The thing to know about the new minimalism is it's not about being boring. And there's never been just one way to do it.
Think of Apple co-founder Steve Jobs who practiced an austere minimalism with his wardrobe of black Yohjii Yamamoto turtlenecks. Technically your colleague in the office who wears a version of the same grey knit pullover and chinos every day is a minimalist, too.
Classic with a twist
But more interesting is the new minimalism. It has a focus on clean lines and elegant function. It elevates the wardrobe workhorse pieces, those which are designed not just to last but to age gracefully, too.
At the spring/summer menswear shows in July this year this aesthetic could be seen in a return to elegant tailoring but with a twist. Such as the deconstructed suits at Comme des Garçons and Kim Jones' double breasted jackets at Dior Men.
The new minimalism was evident in the interesting details at the shows this year too, something crucial for the modern minimalist, such as the oversized Oxford shirts at Prada and Virgil Abloh's continued affinity for pockets at Louis Vuitton.
For Christophe Copin, head of menswear design at COS, the Swedish go-to brand for minimalists with its focus on fuss-free silhouettes, crisp shirting and elevated basics, mastering minimalism isn't about setting dictates.
"I don't like to set rules in fashion. I think the most important thing is that the wearer feels comfortable in themselves. Staple pieces for me are a good fitting jean and a merino crew neck jumper in a classic navy blue or black," he says
That said, Copin is a big believer in investing in choosing useful, thoughtful and well-designed pieces.
"We didn't set out to create minimalist clothing, our approach from the beginning was just to ensure that every design element in each garment has a purpose," he says.
"Through this process, our aesthetic has naturally developed a timeless and pared-back style. We know our customer is like-minded to us, they are interested in art and design and really value function. They are looking for versatile and well-constructed pieces that fit seamlessly into their lifestyle."
When paring back your style Copin suggests focusing on the cut and silhouette of each piece you add to your wardrobe and keeping the design and colour palette understated. He believes it's the structure that keeps pieces "striking."

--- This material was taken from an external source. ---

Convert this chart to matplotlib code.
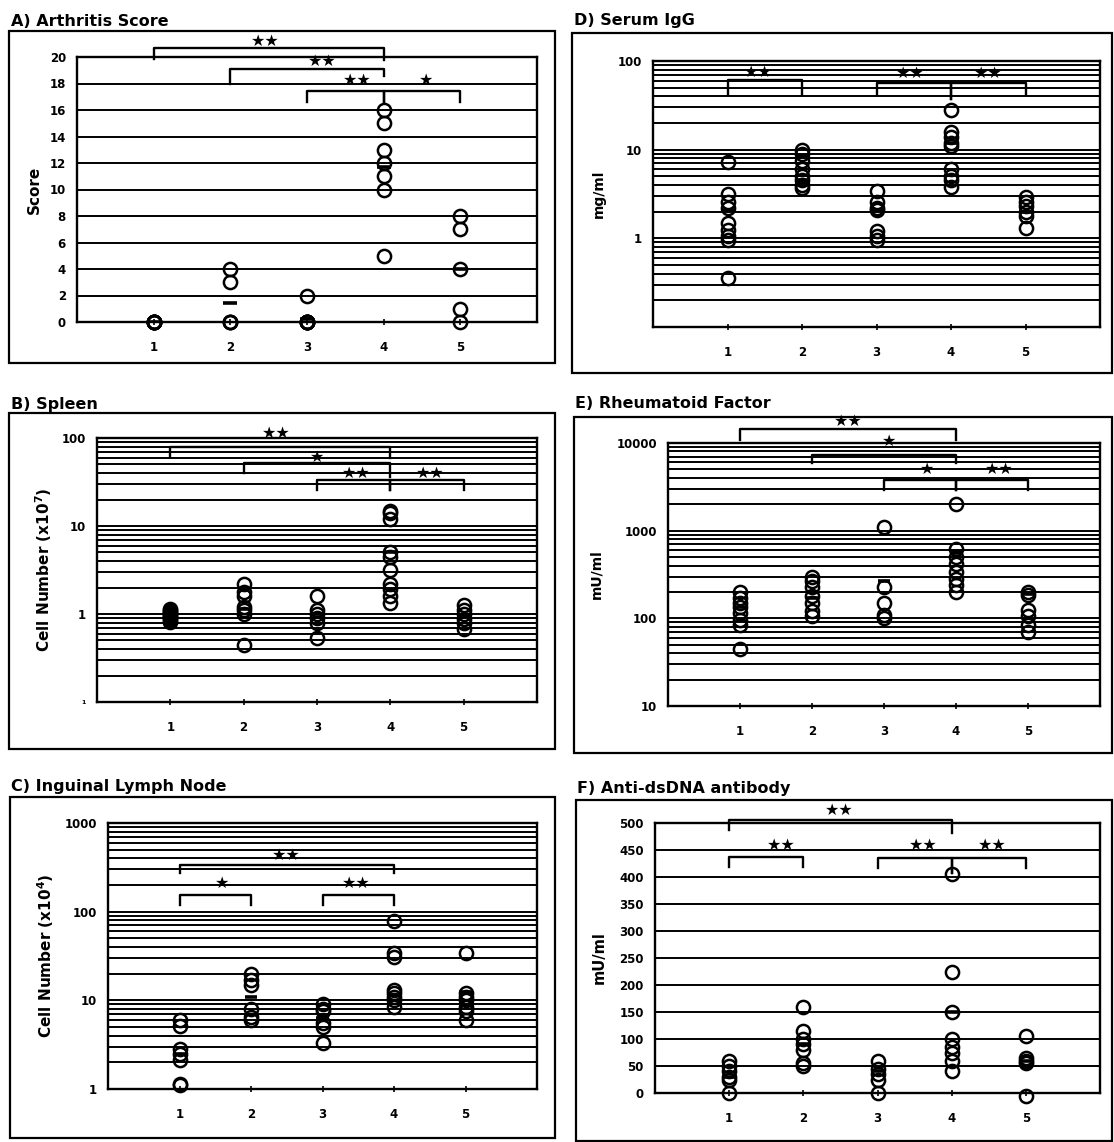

He also suggests playing around with sizing as he believes that can "completely transform the final silhouette and look."
Get into the details
Olie Arnold, Style Director at MR PORTER also believes it's all in the details when it comes to getting the new minimalism right.
"The cut, garment quality and mix of colours are essential to a minimalist outfit. Using colour blocking or even just small details such as socks, scarves or shoes to use as the highlight will allow you to up your minimalist game and not appear boring," he says.
Mr Arnold, who lists former Dior and Calvin Klein designer Raf Simons as the minimalist gent's style pin-up, suggests looking to brands like Officine Generale, SÉFR, AMI, A.P.C and Mr Porter's in-house brand Mr P for minimalist but interesting pieces.
Keeping things simple but not plain is the philosophy behind local label bassike.
Co-founder Mary-Lou Ryan says minimalism for bassike is staying true to the brand's DNA of pared-back sophistication and easy to wear fabrics, that you can keep on wearing forever.
"bassike has always been focused on simplicity, quality and design, as we established the brand with a vision to create luxurious and wearable everyday pieces. We try to keep our pieces timeless with clean lines and minimal finishes, with bassike signature details such as raw hems, twisted side seams and lo slung long rise pant," she says.